Deferral of the perpetrators to their member states for them to be criminally held accountable for the sexual violations they have commited is also an option. However, very few states actually have the legal capacity or humanitarian conscious to carry out criminal prosecution against their own nationals. States rarely have laws enacted that criminalize extraterritorial violations of human rights and international law, which further complicates the process of bringing perpetrators to justice. The patriarchal nature of countries in which peacekeeping forces were deployed helped in the process of normalizing the actions of peacekeepers and reinforce the idea that ‘they cannot make the situation any worse for women’.
Conclusion
This essay attempted to test the hypothesis of whether the United Nation’s efforts to combat sexual exploitation and abuse by peacekeeping forces were in fact successful or not. Having discovered that cases of sexual exploitation had only gained attention in 2003, after almost 50 years of peacekeeping operations had been initiated, shortcomings of the United Nations to ensure that its mission of maintaining peace and security on a global, and here, on a domestic level were to be observed, seeing that the protectors, the peacekeepers, delegated by member states of the United Nations became the threat for the individual security of women in conflict zones.
The paper was analyzed through a Marxist feminist perspective, seeing that it is the most appropriate one to be employed in analyzing the issue of sexual misconduct based on the hypothesis that it was motivated by gender inequality and class discrimination, where other theoretical frameworks had fallen short on analyzing a social issue due to their state-centric nature of analyzing international and transnational phenomenon such as sexual exploitation.
The research found evidence to support the hypothesis that gender and class discrimination had in fact hindered the process of realizing the mandate set out by the UN and verbalized in the UN charter, where sexual misconduct was a force of deepening insecurities for already vulnerable societies torn apart by war and conflict.

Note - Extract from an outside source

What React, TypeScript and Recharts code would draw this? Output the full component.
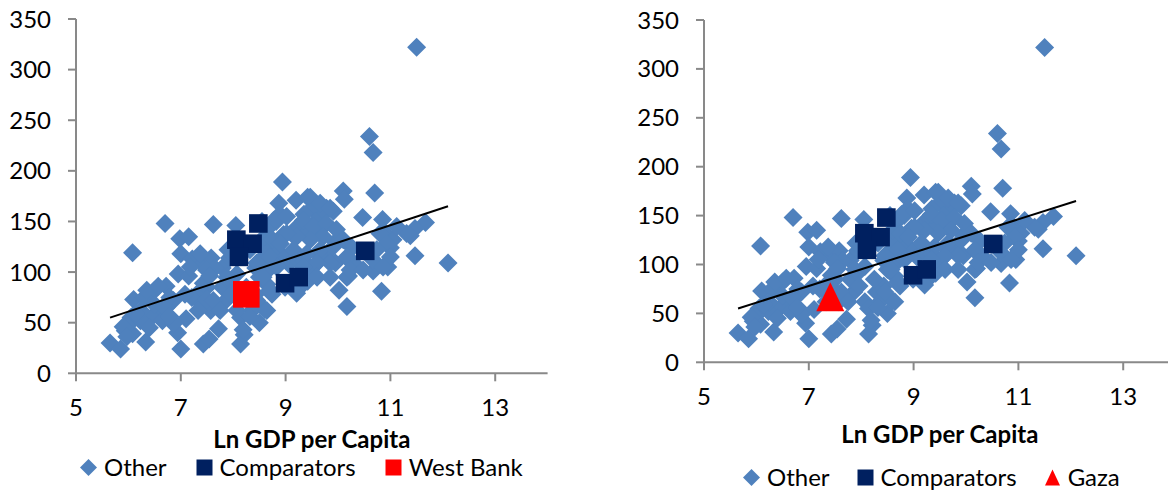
import { ScatterChart, Scatter, XAxis, YAxis, Legend } from "recharts";

const X_TICKS = [5, 7, 9, 11, 13];
const Y_TICKS = [0, 50, 100, 150, 200, 250, 300, 350];

// [ln GDP per capita, value] - the "Other" countries, same set on both panels
const OTHER: [number, number][] = [
  [11.5, 322], [10.6, 234], [10.67, 218], [8.94, 189], [10.7, 178], [10.1, 180], [10.12, 172], [8.87, 168], [9.2, 171], [9.42, 174],
  [6.7, 148], [7.62, 147], [8.05, 146], [10.47, 154], [10.85, 152], [11.67, 149], [11.47, 143], [11.38, 136], [11.47, 116], [12.1, 109],
  [6.08, 119], [6.98, 133], [7.15, 135], [7.0, 118], [7.22, 113], [7.42, 108], [7.58, 114], [6.95, 98], [7.15, 96], [6.72, 86],
  [6.5, 82], [6.1, 73], [6.3, 75], [6.05, 55], [5.65, 30], [5.85, 24], [6.33, 31], [6.94, 40], [7.1, 54], [7.0, 24],
  [7.43, 29], [7.54, 34], [7.72, 44], [8.14, 29], [8.21, 38], [8.5, 50], [8.6, 63], [8.74, 78], [8.99, 85], [9.24, 83],
  [9.42, 91], [10.02, 82], [10.17, 66], [10.2, 96], [10.83, 81], [10.67, 101], [10.95, 105], [11.0, 124], [11.05, 132], [10.87, 140],
  [9.95, 130], [9.67, 137], [9.78, 114], [9.63, 111], [9.95, 109], [10.17, 114], [10.3, 109], [10.27, 124], [9.91, 160], [9.78, 163],
  [9.67, 155], [9.5, 163], [9.35, 157], [9.57, 150], [9.21, 144], [9.13, 137], [9.43, 140], [8.89, 157], [8.82, 150], [8.96, 137],
  [8.78, 124], [8.64, 117], [8.5, 111], [8.43, 104], [8.92, 117], [9.06, 108], [9.2, 114], [9.35, 111], [9.5, 104], [9.63, 117],
  [8.71, 104], [8.5, 95], [8.64, 88], [8.43, 78], [8.29, 72], [8.36, 62], [8.07, 62], [8.14, 55], [7.86, 72], [7.79, 85],
  [7.93, 91], [8.07, 98], [7.79, 104], [7.93, 114], [7.65, 104], [7.5, 85], [7.36, 81], [7.21, 75], [7.08, 78], [7.4, 68],
  [7.57, 62], [7.5, 73], [6.86, 72], [6.72, 65], [6.57, 58], [6.44, 55], [6.23, 52], [6.65, 52], [6.86, 49], [5.94, 42],
  [6.08, 39], [5.98, 47], [6.5, 68], [6.79, 75], [7.96, 78], [8.25, 85], [6.24, 62], [6.4, 45],
  [6.35, 82], [6.57, 86], [6.13, 59], [5.9, 46], [5.97, 36], [6.67, 66], [6.79, 56], [7.18, 105], [7.37, 118], [7.62, 72],
  [7.75, 62], [7.88, 95], [7.49, 102], [7.43, 89], [7.33, 62],
  [9.47, 174], [9.66, 168], [9.85, 163], [8.77, 151], [9.02, 155], [9.34, 151], [9.53, 145], [9.78, 148], [9.97, 142], [9.72, 135],
  [9.47, 132], [9.21, 135], [9.02, 138], [8.83, 125], [9.15, 122], [9.4, 118], [9.66, 122], [9.91, 125], [10.1, 132], [10.17, 115],
  [9.85, 109], [9.6, 109], [9.34, 105], [10.17, 95], [10.8, 138], [10.93, 128], [10.74, 122], [11.0, 115], [10.67, 112], [10.86, 105],
  [11.31, 138], [11.12, 145], [8.64, 142], [8.57, 125], [8.32, 122], [8.7, 115], [8.45, 109], [8.83, 105], [8.57, 95], [8.7, 82],
  [8.45, 72], [8.64, 62], [8.32, 56], [8.19, 43], [9.21, 79], [9.6, 95], [9.85, 95], [10.23, 102], [10.48, 102],
  [8.6, 135], [8.75, 132], [8.9, 128], [8.55, 150], [7.55, 96], [7.9, 122],
];

const COMPARATORS: [number, number][] = [
  [8.48, 148], [8.06, 132], [8.37, 128], [8.11, 115], [8.99, 89], [9.25, 95], [10.52, 121],
];
const WEST_BANK: [number, number][] = [[8.25, 78]];
const GAZA: [number, number][] = [[7.41, 67]];
const TREND: [number, number][] = [[5.65, 55], [12.1, 165]];

const BLUE = "#4F81BD";
const NAVY = "#002060";
const RED = "#FF0000";
const AXIS = "#898989";
const FONT = "Lato, 'Open Sans', sans-serif";

const toXY = (pts: [number, number][]) => pts.map(([x, y]) => ({ x, y }));

const Diamond = (p: any) => (
  <polygon
    points={`${p.cx},${p.cy - 9.5} ${p.cx + 9.5},${p.cy} ${p.cx},${p.cy + 9.5} ${p.cx - 9.5},${p.cy}`}
    fill={BLUE}
  />
);
const NavySquare = (p: any) => <rect x={p.cx - 9.3} y={p.cy - 9.3} width={18.6} height={18.6} fill={NAVY} />;
const RedSquare = (p: any) => <rect x={p.cx - 13.3} y={p.cy - 13.3} width={26.6} height={26.6} fill={RED} />;
const Triangle = (p: any) => (
  <polygon
    points={`${p.cx},${p.cy - 14.5} ${p.cx + 14},${p.cy + 14.5} ${p.cx - 14},${p.cy + 14.5}`}
    fill={RED}
  />
);
const NoMark = () => <g />;

function LegendRow({ items, gap }: { items: { label: string; icon: any }[]; gap: number }) {
  return (
    <div style={{ display: "flex", alignItems: "center", fontFamily: FONT, fontSize: 24, lineHeight: "24px", color: "#000", whiteSpace: "nowrap" }}>
      {items.map((it, i) => (
        <div key={it.label} style={{ display: "flex", alignItems: "center", marginLeft: i ? gap : 0 }}>
          <svg width={17} height={17} style={{ display: "block" }}>{it.icon}</svg>
          <span style={{ marginLeft: 7 }}>{it.label}</span>
        </div>
      ))}
    </div>
  );
}

const ICON_DIAMOND = <polygon points="8.5,0 17,8.5 8.5,17 0,8.5" fill={BLUE} />;
const ICON_NAVY = <rect x={0.5} y={0.5} width={16} height={16} fill={NAVY} />;
const ICON_RED = <rect x={0.5} y={0.5} width={16} height={16} fill={RED} />;
const ICON_TRI = <polygon points="8.5,0.5 16,16.5 1,16.5" fill={RED} />;

interface PanelProps {
  width: number;
  margin: { top: number; right: number; bottom: number; left: number };
  yAxisWidth: number;
  titleOffset: number;
  focus: [number, number][];
  focusShape: any;
  legendItems: { label: string; icon: any }[];
  legendLeft: number;
  legendTop: number;
  legendGap: number;
}

function Panel(props: PanelProps) {
  const tick = { fontFamily: FONT, fontSize: 24, fill: "#000" };
  return (
    <ScatterChart width={props.width} height={491} margin={props.margin}>
      <XAxis
        type="number"
        dataKey="x"
        domain={[5, 14]}
        ticks={X_TICKS}
        interval={0}
        allowDataOverflow
        height={100}
        tickSize={8}
        tickMargin={18}
        tick={tick}
        axisLine={{ stroke: AXIS, strokeWidth: 2 }}
        tickLine={{ stroke: AXIS, strokeWidth: 2 }}
        label={{
          value: "Ln GDP per Capita",
          position: "insideBottom",
          offset: props.titleOffset,
          style: { fontFamily: FONT, fontSize: 24, fontWeight: 700, fill: "#000" },
        }}
      />
      <YAxis
        type="number"
        dataKey="y"
        domain={[0, 350]}
        ticks={Y_TICKS}
        interval={0}
        width={props.yAxisWidth}
        tickSize={8}
        tickMargin={17}
        tick={tick}
        axisLine={{ stroke: AXIS, strokeWidth: 2 }}
        tickLine={{ stroke: AXIS, strokeWidth: 2 }}
      />
      <Legend
        layout="horizontal"
        verticalAlign="middle"
        align="center"
        wrapperStyle={{ left: props.legendLeft, top: props.legendTop, width: "auto" }}
        content={() => <LegendRow items={props.legendItems} gap={props.legendGap} />}
      />
      <Scatter name="Other" data={toXY(OTHER)} shape={Diamond} isAnimationActive={false} />
      <Scatter name="Comparators" data={toXY(COMPARATORS)} shape={NavySquare} isAnimationActive={false} />
      <Scatter name="Focus" data={toXY(props.focus)} shape={props.focusShape} isAnimationActive={false} />
      <Scatter
        name="Trend"
        data={toXY(TREND)}
        fill="#000"
        line={{ stroke: "#000", strokeWidth: 2 }}
        shape={NoMark}
        legendType="none"
        isAnimationActive={false}
      />
    </ScatterChart>
  );
}

export default function App() {
  return (
    <div style={{ position: "absolute", left: 0, top: 0, width: 1168, height: 491, overflow: "hidden", background: "#fff" }}>
      <div style={{ position: "absolute", left: 0, top: 0 }}>
        <Panel
          width={580}
          margin={{ top: 19, right: 32.4, bottom: 17.7, left: 0 }}
          yAxisWidth={76}
          titleOffset={25}
          focus={WEST_BANK}
          focusShape={RedSquare}
          legendItems={[
            { label: "Other", icon: ICON_DIAMOND },
            { label: "Comparators", icon: ICON_NAVY },
            { label: "West Bank", icon: ICON_RED },
          ]}
          legendLeft={80}
          legendTop={455}
          legendGap={29}
        />
      </div>
      <div style={{ position: "absolute", left: 600, top: 0 }}>
        <Panel
          width={600}
          margin={{ top: 20, right: 24.4, bottom: 28.7, left: 0 }}
          yAxisWidth={104}
          titleOffset={19}
          focus={GAZA}
          focusShape={Triangle}
          legendItems={[
            { label: "Other", icon: ICON_DIAMOND },
            { label: "Comparators", icon: ICON_NAVY },
            { label: "Gaza", icon: ICON_TRI },
          ]}
          legendLeft={143}
          legendTop={465}
          legendGap={27}
        />
      </div>
    </div>
  );
}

The research supports that administrative and comprehensive cooperation to end exploitation and misconduct were lobbied for, however under the circumstance of the UN charter and the fact that only a handful of resolutions are passed on to the security council in order to be passed under chapter VII making the resolution legally binding to the member states who sign it were observed. This in turn has undermined the mandate set forward to peacekeeping operations and led many skeptics and societies to fear peacekeepers instead of welcoming them. Consequentially, many societies and states torn apart by conflict regressed to attempting to internally solve the issue and discouraging any peacekeeping operation from being initiated in their countries.
Efforts by the UN covered preemptive and enforcement issues which may have been successful if an agent-slippage had not occurred; where the agents (peacekeepers) diverted, but also even established, their own independent agendas that were sometimes conflicting to those set forth by their principals (member states). An institutional as well as administrative deficit could therefore be witnessed in the pragmatic sense. The disconnection and distance of the member states from the realities occurring on the grounds, i.e. conflict zones, had delayed and aggravated the misconduct, which could have been prevented if a free flow of information and a careful monitoring process had been instigated.
Peacekeepers are categories as UN staff members, which gave them impunity against all kinds of criminal prosecutions in their host countries. Furthermore, if a well-established system of accountability had been put forth in individual countries holding perpetrators criminally liable for extraterritorial human rights violations and misconduct, then peacekeepers’ attitudes and consequentially behaviors and actions could have been altered. It is, in my opinion, the notion of “carelessness” by the nation states’ legal systems that gave peacekeepers a sense of superiority over the subjects there were assigned to protect. In turn, the carelessness of the international system coupled with the lack of accountability and hyper-masculinity of the patriarchal international environment have filtered through to make children, young girls, and women, the primary targets of viscous actions.
The UN’s response to this problem was implementing a zero-tolerance policy after the recommendations Prince Zeid’s recommendations in 2005. However, due to the fact that international institutions do not have an enforcement strategy or the capacity to criminally prosecute individuals, it became counter-effective to instigate this policy. However, it should be stated that the UN has held many training session and awareness programs, especially for peacekeepers in order to try and lessen the issue from reoccurring.
Gender and class discrimination coupled with a system where accountability and enforcement are limited to one organ all assisted in the continuation of the sexual violations by peacekeeping forces. The researcher therefore recommends that resolutions passed from the UN General assembly should be reffered to the UN Secuirty Council and passed under Chapter VII of the UN Charter in order for it to have legal grounds and therefore perpertraors can be held accountable for their actions. Moreover, the researcher proposed that a grass-root approach to ending gender discrimination should be adopted on an international scale by International organizations with the assistance on Non-Governmental Organizations, who, in the field of field-work, possess more information regarding societal needs, therewith eliminating the chance of imperialist approaches to the problem.